I’ll be honest from the onset and admit that every
opinion piece I write, and I believe I write for my fellow writers when I
say this, is nothing but a sales pitch where I am attempting to
persuade you the reader to consider and adopt my line of thought.
In the end, however, it never ends up as
successfully as was intended. Instead, it becomes a negotiation. Because
no sooner are my thoughts published than I get an array of
counter-opinions or “qualified support”, some of which are in the public
domain.
Ultimately, I have found it a pleasure to consider
each and every feedback I get and whenever possible, at the very least,
acknowledge receipt.
Let me go down memory lane to reflect on some of my
most memorable pieces which created some level of admirable debate. I
will take you back to August 31, 2012, when I questioned the wisdom of
hiring employees whose grammar was found wanting.

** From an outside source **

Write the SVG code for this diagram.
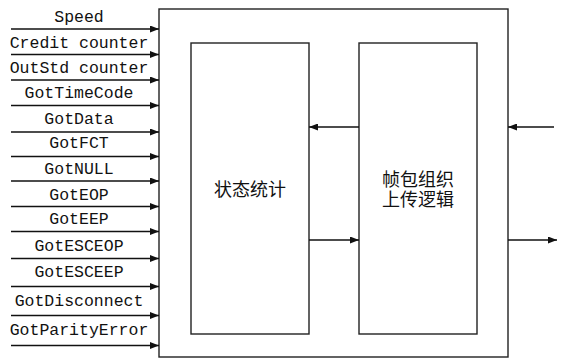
<svg xmlns="http://www.w3.org/2000/svg" width="568" height="360" viewBox="0 0 568 360">
<defs>
<marker id="ah" markerWidth="9" markerHeight="7" refX="9" refY="3.5" orient="auto" markerUnits="userSpaceOnUse">
<path d="M0,0 L9,3.5 L0,7 Z" fill="#111"/>
</marker>
<style>
.box{fill:#fff;stroke:#222;stroke-width:1.4}
.ln{stroke:#111;stroke-width:1.3;fill:none;marker-end:url(#ah)}
.lbl{font-family:"Liberation Mono","DejaVu Sans Mono",monospace;font-size:16.5px;fill:#111;text-anchor:middle}
.cn{font-family:"Noto Sans CJK SC","Noto Sans",sans-serif;font-size:18px;fill:#111;text-anchor:middle}
</style>
</defs>
<rect width="568" height="360" fill="#fff"/>
<g id="outer"><rect class="box" x="159" y="9" width="349" height="348"/></g>
<g id="stat"><rect class="box" x="191" y="43" width="118" height="291"/>
<text class="cn" x="250" y="196">状态统计</text></g>
<g id="frame"><rect class="box" x="359" y="43" width="118" height="291"/>
<text class="cn" x="418" y="196"><tspan x="418" y="185.5">帧包组织</tspan><tspan x="418" y="206">上传逻辑</tspan></text></g>
<g id="labels">
<text class="lbl" x="79" y="22">Speed</text>
<text class="lbl" x="79" y="48">Credit counter</text>
<text class="lbl" x="79" y="73">OutStd counter</text>
<text class="lbl" x="79" y="98">GotTimeCode</text>
<text class="lbl" x="79" y="124">GotData</text>
<text class="lbl" x="79" y="148">GotFCT</text>
<text class="lbl" x="79" y="174">GotNULL</text>
<text class="lbl" x="79" y="200">GotEOP</text>
<text class="lbl" x="79" y="224">GotEEP</text>
<text class="lbl" x="79" y="251">GotESCEOP</text>
<text class="lbl" x="79" y="277">GotESCEEP</text>
<text class="lbl" x="79" y="306">GotDisconnect</text>
<text class="lbl" x="79" y="335">GotParityError</text>
</g>
<g id="connectors">
<line class="ln" x1="11" y1="29" x2="159" y2="29"/>
<line class="ln" x1="11" y1="54.5" x2="159" y2="54.5"/>
<line class="ln" x1="11" y1="80" x2="159" y2="80"/>
<line class="ln" x1="11" y1="105.5" x2="159" y2="105.5"/>
<line class="ln" x1="11" y1="132" x2="159" y2="132"/>
<line class="ln" x1="11" y1="156.5" x2="159" y2="156.5"/>
<line class="ln" x1="11" y1="181" x2="159" y2="181"/>
<line class="ln" x1="11" y1="206.5" x2="159" y2="206.5"/>
<line class="ln" x1="11" y1="231.5" x2="159" y2="231.5"/>
<line class="ln" x1="11" y1="258.5" x2="159" y2="258.5"/>
<line class="ln" x1="11" y1="286.5" x2="159" y2="286.5"/>
<line class="ln" x1="11" y1="315.5" x2="159" y2="315.5"/>
<line class="ln" x1="11" y1="345.5" x2="159" y2="345.5"/>
<line class="ln" x1="359" y1="127" x2="309" y2="127"/>
<line class="ln" x1="309" y1="240" x2="359" y2="240"/>
<line class="ln" x1="554" y1="127" x2="508" y2="127"/>
<line class="ln" x1="508" y1="240" x2="557" y2="240"/>
</g>
</svg>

I reckoned that if the job in question was one that
required keenness and attention to detail, hiring grammar miscreants
was akin to shooting yourself in the foot.
The feedback was quick and fast. I noted a general
trend where sticklers who agreed with me tended to be the more senior
members of society while the younger generation was more forgiving of
the occasional mix-up between “there” and “their”.
I still care about grammar, but I am not as
judgmental as I was when I wrote that piece. Fast forward almost a year
later to July 19, 2013, and my article headline screamed, “Let hotel
owners ban tipping, it is not a Kenyan culture”.
As it turned out, Kenyans care deeply about their
food, and anyone who touches it! I had opened a can of worms— this one
even found itself as an item of discussion on various morning radio
shows – and God knows that the Business Daily barely makes the
cut for the kind of topics that are covered on these shows! The feedback
was fast and furious, and sharply divisive.